Le rapport de la mission d'audit sur la politique du logement social outre-mer a abordé de ce point de vue le fonctionnement du dispositif de défiscalisation, présentant les préconisations suivantes :

- réserver les taux de défiscalisation les plus élevés de l'impôt sur le revenu au secteur locatif social et très social. Un système de bonus-malus pourrait encourager la construction de grands appartements et favoriser les opérations de mixité sociale ;

- réduire le taux de défiscalisation accordé aux programmes composés exclusivement de logements intermédiaires et supprimer la défiscalisation des opérations non intégrées à un programme mixte dans le secteur locatif libre, ainsi que dans le secteur de l'accession à la propriété ;

- définir des prix de revient au m 2 différents selon les catégories de logement aidés ;

- supprimer les avantages de taux accordés aux équipements d'économie d'énergie et aux opérations en zones urbaines sensibles (Zus) dès lors qu'ils semblent avoir eu peu d'effet et engendrent un surcoût important. En revanche, la qualité environnementale des projets de construction pourrait constituer une condition de l'agrément ;

- inclure les subventions dans le calcul de la base défiscalisable des opérations ;

- la défiscalisation devrait systématiquement être soumise à un agrément permettant d'une part de vérifier l'adéquation du programme envisagé avec la politique de l'habitat et du logement du département, d'autre part de s'assurer de la qualité du montage. Les montages pourraient être normalisés de façon à réduire les coûts de montage et de déconcentrer l'agrément auprès des services locaux des impôts, qui bénéficieraient de l'appui des DDE pour apprécier les prix de revient au m 2 . L'encadrement par l'agrément permettrait pour l'avenir l'évaluation des effets de la défiscalisation ;

- encadrer la répartition de l'aide fiscale issue de la défiscalisation, entre le monteur, le banquier, les investisseurs et l'opérateur de logement social afin que ce dispositif bénéficie essentiellement aux opérateurs. Le partage de l'avantage fiscal devrait être organisé par la loi de manière à ce que sa rétrocession puisse, à hauteur de 70 % à 75 %, bénéficier à l'opérateur devant exploiter le bien au terme de la période légale de détention par les investisseurs ;

- réserver la défiscalisation aux programmes correspondant à la programmation physique établie par la puissance publique et les organismes de logement social. La défiscalisation pourrait notamment être accordée aux opérateurs privés acceptant de livrer sans marge des logements sociaux et très sociaux insérés dans des programmes mixtes.

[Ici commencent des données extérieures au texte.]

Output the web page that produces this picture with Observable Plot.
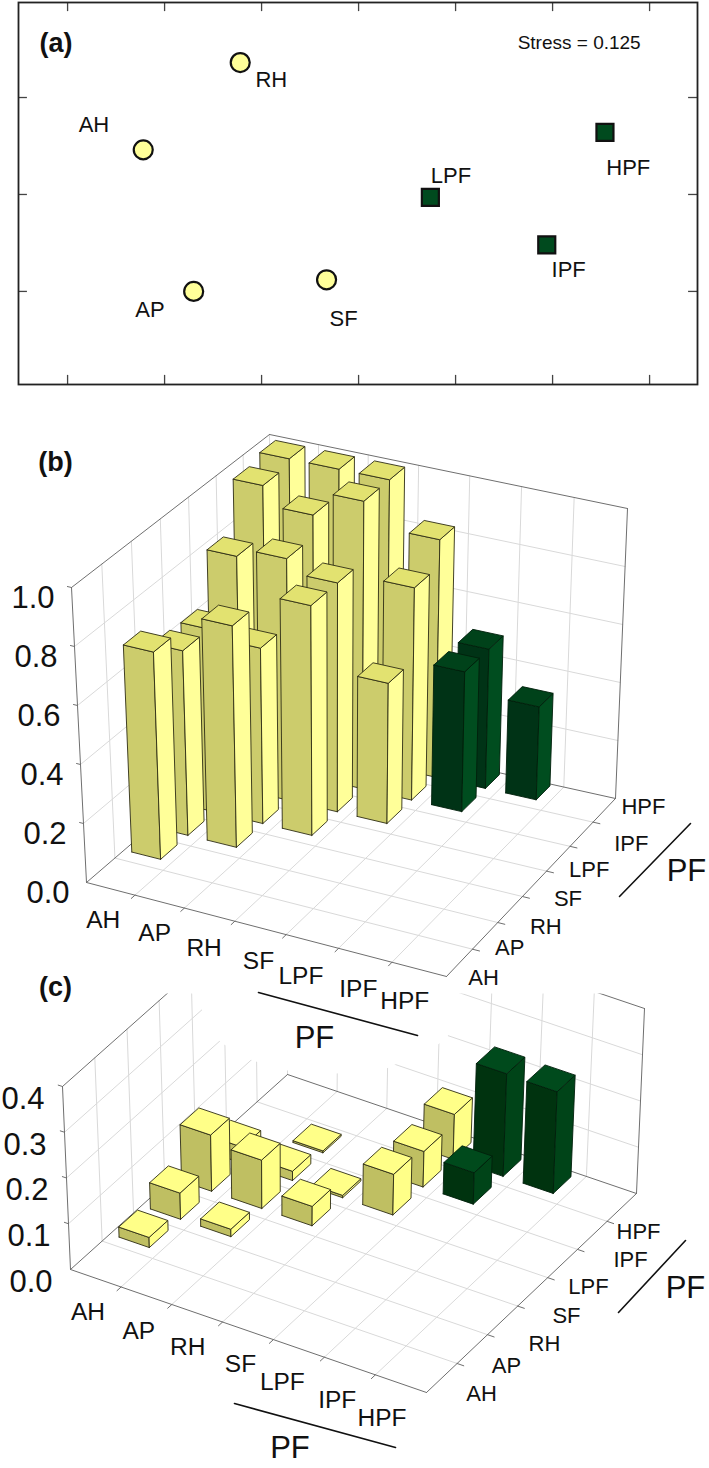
<!DOCTYPE html>
<html>
<head>
<meta charset="utf-8">
<style>
html,body{margin:0;padding:0;background:#fff;}
svg{display:block;}
</style>
<script src="https://cdn.jsdelivr.net/npm/d3@7"></script>
<script src="https://cdn.jsdelivr.net/npm/@observablehq/plot@0.6"></script>
</head>
<body>
<div id="chart"></div>
<script>
// ---------- data ----------
const plantTypes = ["AH","AP","RH","SF","LPF","IPF","HPF"];

// (a) NMDS ordination
const mdsX = [-1.11,-0.85,-0.61,-0.165,0.37,0.97,1.27];
const mdsY = [0.23,-0.50,0.68,-0.44,-0.015,-0.26,0.32];
const mdsLabelX = [-1.364,-1.075,-0.45,-0.077,0.476,1.083,1.39];
const mdsLabelY = [0.361,-0.593,0.593,-0.644,0.098,-0.387,0.139];
const mdsForest = [false,false,false,false,true,true,true];
const mdsTicksX = [-1.5,-1,-0.5,0,0.5,1,1.5];
const mdsTicksY = [-0.5,0,0.5];
const stressText = "Stress = 0.125";

// (b) lower triangle: rows AP..HPF, columns from AH
const valuesB = [
  [0.705],
  [0.63,0.755],
  [0.625,0.60,0.785],
  [0.80,0.83,0.785,0.48],
  [0.97,0.905,0.99,0.73,0.48],
  [0.99,0.99,0.99,0.82,0.48,0.32]
];
// (c) lower triangle, null = no bar
const valuesC = [
  [0.022],
  [0.057,0.016],
  [0.122,0.105,0.042],
  [0.035,0.02,0.005,0.088],
  [null,0.004,null,0.077,0.068],
  [null,null,null,0.097,0.222,0.22]
];
const zTicksB = [0,0.2,0.4,0.6,0.8,1.0];
const zTicksC = [0,0.1,0.2,0.3,0.4];

// ---------- panel cameras (where the box's corners fall on the page) ----------
const camB = {
  A:[86,882],B:[446,976],C:[615,798],D:[272,722],
  At:[71,587],Bt:[450,676],Ct:[627,508],Dt:[269,434],
  zMax:1, zTicks:zTicksB, offU:0.16, offV:0.33, values:valuesB,
  tag:"(b)", tagOff:[-16,-125],
  zLabelOff:[-17,11],
  bottomOff:[[-9,31],[-9,31],[-11,32],[-8,32],[-17,33],[-11,33],[-16,31]],
  rightOff:[[25,14],[27,10],[39,14],[37,11],[34,8],[52,7],[40,-4]],
  ruleBottom:[[0.5,-8,63],[1,-29,59]], ruleRight:[[0.5,88.5,9],[1,75,25]],
  pfBottom:[48,109], pfRight:[155.5,-16],
  faces:{yl:["#cccc6c","#ffff99","#e2e270"],gr:["#003316","#004d1f","#00421a"]}
};
const camC = {
  A:[70,1269],B:[426,1392],C:[636,1193],D:[287,1074],
  At:[62,1086],Bt:[429,1204],Ct:[644,1008],Dt:[286,887],
  zMax:0.4, zTicks:zTicksC, offU:0.18, offV:0.25, values:valuesC,
  tag:"(c)", tagOff:[-7,-99],
  zLabelOff:[-18,12.5],
  bottomOff:[[-8,34],[-8,35],[-10,34],[-8,33],[-17,34],[-13,34],[-19,34]],
  rightOff:[[40,16],[35,16],[43,23],[35,23],[27,22],[39,24],[17,24]],
  ruleBottom:[[0.5,-14,72.5],[1,-31,55]], ruleRight:[[0.5,87,19.5],[1,49,47]],
  pfBottom:[41.5,117.5], pfRight:[154,-4.5],
  faces:{yl:["#bfbf62","#ffff88","#ffff88"],gr:["#00330f","#004418","#004a1c"]}
};
// part of (c)'s walls that is hidden behind (b)'s axis titles
const maskC = [[0,993],[192,993],[202,1010],[220,1042],[252,1060],[287,1070],[336,1073],[386,1068],[436,1045],[447,1037],[457,993],[709,993],[709,395],[0,395]];

// ---------- projection ----------
function homography([x0,y0],[x1,y1],[x2,y2],[x3,y3]){
  const dx1=x1-x2,dx2=x3-x2,sx=x0-x1+x2-x3,dy1=y1-y2,dy2=y3-y2,sy=y0-y1+y2-y3;
  const den=dx1*dy2-dx2*dy1,g=(sx*dy2-dx2*sy)/den,h=(dx1*sy-sx*dy1)/den;
  const a=x1-x0+g*x1,b=x3-x0+h*x3,c=x0,d=y1-y0+g*y1,e=y3-y0+h*y3,f=y0;
  return (u,v)=>{const w=g*u+h*v+1;return [(a*u+b*v+c)/w,(d*u+e*v+f)/w];};
}
function projector(cam){
  const floor=homography(cam.A,cam.B,cam.C,cam.D), roof=homography(cam.At,cam.Bt,cam.Ct,cam.Dt);
  return (cu,cv,z=0)=>{ // cu,cv in cell units (0..7)
    const p=floor(cu/7,cv/7),q=roof(cu/7,cv/7),t=z/cam.zMax;
    return {x:p[0]+(q[0]-p[0])*t,y:p[1]+(q[1]-p[1])*t};
  };
}
const along=(P,Q,t,dx=0,dy=0)=>({x:P[0]+(Q[0]-P[0])*t+dx,y:P[1]+(Q[1]-P[1])*t+dy});

function gridLines(cam,P){
  const out=[];let id=0;
  const seg=(a,b)=>{id++;out.push({...a,id},{...b,id});};
  const n=plantTypes.length,zm=cam.zMax;
  for(let k=1;k<n;k++){
    seg(P(k,0),P(k,n));seg(P(0,k),P(n,k));      // floor
    seg(P(0,k),P(0,k,zm));seg(P(k,n),P(k,n,zm)); // walls
  }
  cam.zTicks.slice(1,-1).forEach(z=>{seg(P(0,0,z),P(0,n,z));seg(P(0,n,z),P(n,n,z));});
  seg(P(0,n),P(0,n,zm));
  return out;
}
function edgeLines(cam,P){
  const out=[];let id=0;
  const seg=(a,b)=>{id++;out.push({...a,id},{...b,id});};
  const n=plantTypes.length,zm=cam.zMax;
  seg(P(0,0),P(n,0));seg(P(n,0),P(n,n));seg(P(0,0),P(0,n));seg(P(0,n),P(n,n));
  seg(P(0,0),P(0,0,zm));seg(P(n,n),P(n,n,zm));seg(P(0,0,zm),P(0,n,zm));seg(P(0,n,zm),P(n,n,zm));
  for(let k=1;k<n;k++){seg(P(k,0),P(k,-0.13));seg(P(n,k),P(n+0.13,k));}
  cam.zTicks.slice(1).forEach(z=>seg(P(0,0,z),P(-0.08,0,z)));
  return out;
}
function barFaces(cam,P){
  const out=[];let id=0;const w=0.6;
  for(let r=cam.values.length-1;r>=0;r--){
    const row=cam.values[r];
    row.forEach((val,col)=>{
      if(val==null)return;
      const u0=col+cam.offU,u1=u0+w,v0=r+1+cam.offV,v1=v0+w;
      const green=col>=4,[fL,fR,fT]=green?cam.faces.gr:cam.faces.yl,edge=green?"#001f0b":"#2e2d14";
      const face=(pts,fill)=>{id++;[...pts,pts[0]].forEach(p=>out.push({...p,id,fill,edge}));};
      face([P(u0,v0,0),P(u1,v0,0),P(u1,v0,val),P(u0,v0,val)],fL);
      face([P(u1,v0,0),P(u1,v1,0),P(u1,v1,val),P(u1,v0,val)],fR);
      face([P(u0,v0,val),P(u1,v0,val),P(u1,v1,val),P(u0,v1,val)],fT);
    });
  }
  return out;
}
const FONT="Liberation Sans";
function textMarks(cam,P){
  const n=plantTypes.length;
  const zLab=cam.zTicks.map(z=>{const p=P(0,0,z);return {x:p.x+cam.zLabelOff[0],y:p.y+cam.zLabelOff[1],t:z.toFixed(1)};});
  const bot=plantTypes.map((t,i)=>({...along(cam.A,cam.B,(i+.5)/n,...cam.bottomOff[i]),t}));
  const rig=plantTypes.map((t,i)=>({...along(cam.B,cam.C,(i+.5)/n,...cam.rightOff[i]),t}));
  const pf=[along(cam.A,cam.B,.5,...cam.pfBottom),along(cam.B,cam.C,.5,...cam.pfRight)].map(p=>({...p,t:"PF"}));
  const tag=[{x:cam.At[0]+cam.tagOff[0],y:cam.At[1]+cam.tagOff[1],t:cam.tag}];
  const ruleB=cam.ruleBottom.map(([t,a,b])=>({...along(cam.A,cam.B,t,a,b)}));
  const ruleR=cam.ruleRight.map(([t,a,b])=>({...along(cam.B,cam.C,t,a,b)}));
  const T={x:"x",y:"y",text:"t",fontFamily:FONT,fill:"#111",stroke:null};
  return [
    Plot.line(ruleB,{x:"x",y:"y",stroke:"#111",strokeWidth:1.6}),
    Plot.line(ruleR,{x:"x",y:"y",stroke:"#111",strokeWidth:1.6}),
    Plot.text(zLab,{...T,textAnchor:"end",fontSize:31}),
    Plot.text(bot,{...T,fontSize:24.5}),
    Plot.text(rig,{...T,fontSize:22}),
    Plot.text(pf,{...T,fontSize:31}),
    Plot.text(tag,{...T,fontSize:27,fontWeight:"bold"})
  ];
}
function panelMarks(cam,P){
  return {
    walls:[
      Plot.line(gridLines(cam,P),{x:"x",y:"y",z:"id",stroke:"#d9d9d9",strokeWidth:1}),
      Plot.line(edgeLines(cam,P),{x:"x",y:"y",z:"id",stroke:"#6f6f6f",strokeWidth:1})
    ],
    bars:[Plot.line(barFaces(cam,P),{x:"x",y:"y",z:"id",fill:"fill",stroke:"edge",strokeWidth:0.9,strokeLinejoin:"round"})],
    texts:textMarks(cam,P)
  };
}

// ---------- (a) ----------
const mds = plantTypes.map((t,i)=>({t,x:mdsX[i],y:mdsY[i],lx:mdsLabelX[i],ly:mdsLabelY[i],forest:mdsForest[i]}));
const xDom=[-1.753,1.747],yDom=[-0.98,0.99];
const tx=0.046,ty=0.047;
const T0={fontFamily:FONT,fill:"#111",stroke:null};
const plotA = Plot.plot({
  width:709,height:395,marginLeft:18,marginRight:12,marginTop:2,marginBottom:11,
  x:{domain:xDom,axis:null},y:{domain:yDom,axis:null},
  style:{background:"transparent"},
  marks:[
    Plot.ruleX(mdsTicksX,{x:d=>d,y1:yDom[0],y2:yDom[0]+ty,stroke:"#444",strokeWidth:1.3}),
    Plot.ruleX(mdsTicksX,{x:d=>d,y1:yDom[1],y2:yDom[1]-ty,stroke:"#444",strokeWidth:1.3}),
    Plot.ruleY(mdsTicksY,{y:d=>d,x1:xDom[0],x2:xDom[0]+tx,stroke:"#444",strokeWidth:1.3}),
    Plot.ruleY(mdsTicksY,{y:d=>d,x1:xDom[1],x2:xDom[1]-tx,stroke:"#444",strokeWidth:1.3}),
    Plot.frame({stroke:"#222",strokeWidth:1.8}),
    Plot.dot(mds.filter(d=>!d.forest),{x:"x",y:"y",r:9.5,fill:"#ffff99",stroke:"#111",strokeWidth:2.2}),
    Plot.dot(mds.filter(d=>d.forest),{x:"x",y:"y",r:9.6,symbol:"square",fill:"#004a1e",stroke:"#111",strokeWidth:2.2}),
    Plot.text(mds,{x:"lx",y:"ly",text:"t",fontSize:22,...T0}),
    Plot.text([stressText],{x:()=>1.137,y:()=>0.78,text:d=>d,fontSize:19,...T0}),
    Plot.text(["(a)"],{x:()=>-1.56,y:()=>0.78,text:d=>d,fontSize:27,fontWeight:"bold",...T0})
  ]
});

// ---------- (b) and (c): one drawing, page-pixel scales ----------
const PB=projector(camB),PC=projector(camC);
const mb=panelMarks(camB,PB),mc=panelMarks(camC,PC);
const plotBC = Plot.plot({
  width:709,height:1073,margin:0,
  x:{domain:[0,709],range:[0,709],axis:null},
  y:{domain:[395,1468],range:[0,1073],axis:null},
  color:{type:"identity"},
  style:{background:"transparent"},
  marks:[
    ...mc.walls,
    Plot.line(maskC,{x:d=>d[0],y:d=>d[1],fill:"white",stroke:"none"}),
    ...mc.bars,
    ...mc.texts,
    ...mb.walls,
    ...mb.bars,
    ...mb.texts
  ]
});
const root=document.getElementById("chart");
root.append(plotA,plotBC);
</script>
</body>
</html>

c) La politique du logement social

L'audit sur la politique du logement social outre-mer publié en avril 2006 présente les principales pistes suivantes :

- créer une agence de l'habitat des Dom pour rassembler et sécuriser les moyens financiers disponibles, animer la mise en oeuvre contractuelle de la politique de l'habitat, fournir un appui opérationnel aux opérateurs, procéder à l'évaluation ;

- encourager l'émergence d'une collectivité territoriale chef de file dans chaque Dom ;

- favoriser la construction de partenariats locaux entre l'agence et, selon les cas, la collectivité locale chef de file, les opérateurs locaux ou les collectivités territoriales ;

- mobiliser la ressource foncière en accentuant la planification de l'espace, la viabilisation des terrains constructibles et en recourant de façon plus active aux mécanismes de maîtrise foncière ;

- modifier les documents d'urbanisme pour favoriser la production de logements à hauteur des besoins reconnus ;

- créer ou adapter dans chaque Dom les outils d'aménagement foncier nécessaires ;

- résoudre le problème de l'indivision ;

- optimiser les moyens de financement grâce à la recherche de financements complémentaires ;

- affecter prioritairement les moyens disponibles au financement de l'action foncière, de l'équipement des terrains et de la surcharge foncière des logements sociaux, locatifs et en accession ;

- apurer les dettes de l'Etat auprès des opérateurs du logement social et réduire en cinq ans l'écart entre les autorisations d'engagement et les crédits de paiement ;

- offrir aux opérateurs et aux entreprises du BTP des perspectives pluriannuelles d'activité sous la forme de contrats d'objectifs ;

- poursuivre une stratégie de développement durable en fixant dans chaque Dom les conditions d'élaboration et le contenu des normes de construction, et en recherchant les produits les mieux adaptés aux modes de vie, aux savoir-faire et aux matériaux locaux.

d) La résorption de l'habitat insalubre

Le rapport d'audit, publié en janvier 2006 propose :

- la déconcentration maximale des crédits entre les mains du préfet ;

- le lancement d'une démarche contractuelle pluriannuelle sous la forme de conventions entre l'Etat et les autres acteurs de terrain, notamment les maîtres d'ouvrage et les collectivités locales ;

- l'adossement de ces conventions à une programmation pluriannuelle des crédits, ce qui suppose la pluriannualité des engagements de l'Etat.

La résorption de l'habitat insalubre, observe le rapport, dépend avant tout des financements disponibles. Elle passe sans doute par la mobilisation d'autres ressources, européennes notamment, ou de ressources en provenance d'autres missions budgétaires, telles que les crédits de lutte contre les risques naturels du ministère de l'écologie.

* 1 Actions dont la commission n'est pas saisie pour avis.